Et pourtant, un phénomène étrange se produit. Décidément arraché à ses conventions de théâtre anciennes, débarrassé aussi de plus en plus des prestiges symboliques du diva ou du divo, confié à des professionnels qui ne voient plus dans l’opéra la matière d’une gloire mondiale s’accommodant de facilités mais la poursuite d’un travail qui simplement soit bien fait, l’art lyrique se détache progressivement de tout ce qui, faisant son rayonnement et sa séduction, lui associait aussi beaucoup de pacotille et de faux lustre. Nous sommes entrés non dans l’ère d’un opéra qui fût aussi proche que possible du théâtre, mais d’un opéra se rapprochant toujours plus de cette musique « pure ». A qui prête l’oreille apparaît toujours plus clairement que le travail orchestral et le travail vocal sont devenus presque plus importants que le travail théâtral. Le niveau de préparation des orchestres et la préparation vocale et musicale des chanteurs ont évolué drastiquement. Il n’est plus d’artiste lyrique qui fera l’économie de la moindre nuance voulue par le compositeur. Il n’est plus de chef qui ne saura le lui rappeler. Nos chanteurs aujourd’hui ont tous connu la révolution du disque qui, ôtant de dessous nos yeux le carton-pâte, a cultivé notre attention à d’autres vérités de l’œuvre, et d’abord à sa substance musicale. La formation des chanteurs a hissé au même rang la technique vocale et la maîtrise de la musique, des langues, de l’histoire musicale.
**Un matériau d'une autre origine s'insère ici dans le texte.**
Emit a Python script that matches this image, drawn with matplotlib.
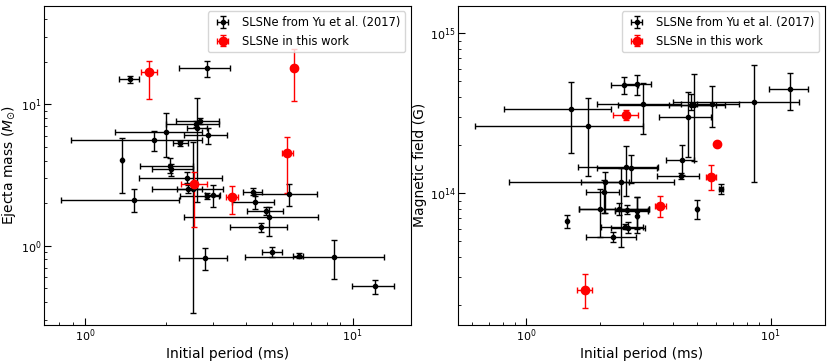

Le répertoire même a connu une expansion moins dictée par les aspirations des interprètes que par la curiosité des historiens et des musicologues, devenus maîtres à penser et à interpréter de générations d’artistes. Le langage musical a retrouvé la prééminence qui lui revient sur toutes les fabrications, les artifices ou les prestiges douteux qui s’étaient entassés avec le temps. Inlassables militants de cette vérité musicale, austères artisans d’une musique qui transcendât les tristes limites de ce qui en leur temps frappait la pratique lyrique, Verdi et Wagner peuvent reposer en paix.